Adventure Alternative runs a subsidiary organisation called Russian Adventures based in Moscow. We look after all the bureaucratic details to ensure a problem-free trip.
Sasha Lebedev is our trip organiser and translater on our Mount Elbrus trips. He is a reputable author with published books covering Mount Elbrus, the Altai Republic and Mongolia. His English is excellent and he is an experienced and safe guide for Mt Elbrus. Together with Gavin Bate, Director of Adventure Alternative, they have achieved a 100% safety track record on the mountain, largely due to the careful acclimatisation programme which allows for a suitable summit period and time to work on familiarisation with being on the snow and ice.
Dates: Aim to arrive in Mineralnye Vody on the morning of Day 1 (the advertised date hence you will depart from home the day before the advertised date). Most flights go via Moscow, enabling you to catch an overnight flight to Moscow and then a morning flight from Moscow to MRV. For the return, book a flight from Min Vody around lunchtime or early afternoon in order to make the link with the international flight back home.
South Route: We also offer climbs on the South Route of Mt Elbrus which offers more infrastructure and a different type of expedition. Teh South side is still a challenging climb but has comfortable huts to sleep in and cable cars to carry up bags. For details click here
Trip Extension: Since most flights go via Moscow it is possible to spend some time in the city before or after the trip. Andrey Panin in Moscow can organise airport pick-ups, hotel bookings, local tours or bookings for any shows you may like to see. Have a look at Moscow Weekend for further details.
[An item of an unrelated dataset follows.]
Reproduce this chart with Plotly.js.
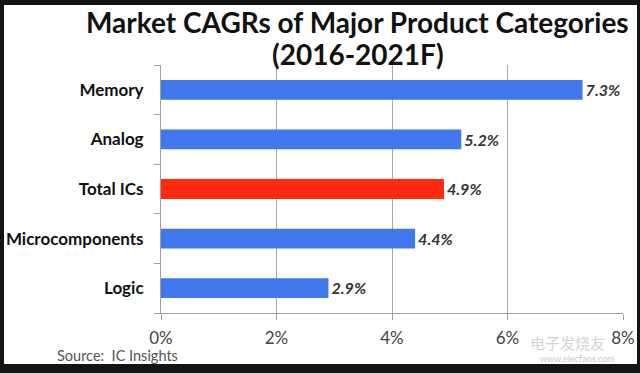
<!DOCTYPE html>
<html>
<head>
<meta charset="utf-8">
<script src="https://cdn.plot.ly/plotly-3.0.1.min.js"></script>
<style>
  html, body { margin: 0; padding: 0; background: #141414; width: 640px; height: 373px; overflow: hidden; }
  #chart { position: absolute; left: 4px; top: 5px; width: 633px; height: 359px; background: #fff; }
</style>
</head>
<body>
<div id="chart"></div>
<script>
// Data
const categories = ["Memory", "Analog", "Total ICs", "Microcomponents", "Logic"];
const cagrValues = [7.3, 5.2, 4.9, 4.4, 2.9];
const barColors = ["#4178EC", "#4178EC", "#FF2A10", "#4178EC", "#4178EC"];
const xTickVals = [0, 2, 4, 6, 8];
const xTickText = ["0%", "2%", "4%", "6%", "8%"];
const titleLines = ["Market CAGRs of Major Product Categories", "(2016-2021F)"];
const sourceText = "Source:  IC Insights";
const watermarkCN = "电子发烧友";
const watermarkURL = "www.elecfans.com";

const FONT = "Lato, 'Open Sans', 'DejaVu Sans', sans-serif";

const trace = {
  type: "bar",
  orientation: "h",
  y: categories,
  x: cagrValues,
  width: 0.4,
  marker: { color: barColors, line: { width: 0 } },
  text: cagrValues.map(v => "<b><i>" + v.toFixed(1) + "%</i></b>"),
  textposition: "outside",
  textfont: { family: FONT, size: 17, color: "#333" },
  cliponaxis: false,
  hoverinfo: "none"
};

const layout = {
  width: 633,
  height: 359,
  margin: { l: 157, r: 14, t: 60, b: 51 },
  paper_bgcolor: "#ffffff",
  plot_bgcolor: "#ffffff",
  showlegend: false,
  xaxis: {
    range: [0, 8],
    tickvals: xTickVals,
    ticktext: xTickText,
    showgrid: true,
    gridcolor: "#a8a8a8",
    gridwidth: 1,
    zeroline: false,
    showline: true,
    linecolor: "#a0a0a0",
    linewidth: 1,
    ticks: "outside",
    ticklen: 6,
    tickcolor: "#a0a0a0",
    ticklabelstandoff: 4,
    tickfont: { family: FONT, size: 17, color: "#444" },
    fixedrange: true
  },
  yaxis: {
    categoryorder: "array",
    categoryarray: categories.slice().reverse(),
    autorange: false,
    range: [-0.5, categories.length - 0.5],
    showline: true,
    linecolor: "#a0a0a0",
    linewidth: 1,
    ticks: "outside",
    tickson: "boundaries",
    ticklen: 6,
    tickcolor: "#a0a0a0",
    ticklabelstandoff: 13,
    showgrid: false,
    tickfont: { family: FONT, size: 17, color: "#111", weight: "bold" },
    fixedrange: true
  },
  annotations: [
    {
      text: "<b>" + titleLines[0] + "</b>", xref: "paper", yref: "paper",
      x: 0.426, y: 1.175, xanchor: "center", yanchor: "middle",
      showarrow: false, font: { family: FONT, size: 28, color: "#111" }
    },
    {
      text: "<b>" + titleLines[1] + "</b>", xref: "paper", yref: "paper",
      x: 0.426, y: 1.046, xanchor: "center", yanchor: "middle",
      showarrow: false, font: { family: FONT, size: 28, color: "#111" }
    },
    {
      text: sourceText, xref: "paper", yref: "paper",
      x: -0.23, y: -0.172, xanchor: "left", yanchor: "middle",
      showarrow: false, font: { family: FONT, size: 14.5, color: "#555" }
    },
    {
      text: watermarkCN, xref: "paper", yref: "paper",
      x: 0.88, y: -0.12, xanchor: "center", yanchor: "middle",
      showarrow: false, font: { family: "'Noto Sans CJK SC', sans-serif", size: 15, color: "#d4d4d4" }
    },
    {
      text: watermarkURL, xref: "paper", yref: "paper",
      x: 0.90, y: -0.183, xanchor: "center", yanchor: "middle",
      showarrow: false, font: { family: FONT, size: 9, color: "#cccccc" }
    }
  ]
};

Plotly.newPlot("chart", [trace], layout, { displayModeBar: false, staticPlot: true });
</script>
</body>
</html>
Climbing Period: The itinerary below allows a five day climbing period on the mountain above base camp. If the weather is favourable, there may be two summit attempts but the decision will be made by the guides, depending on normal mountaineering decisions and the ability of the group. In reality the summit day on the north side is much harder than on the south side and therefore in all likelihood only one attempt is possible because the first attempt would be exhausting.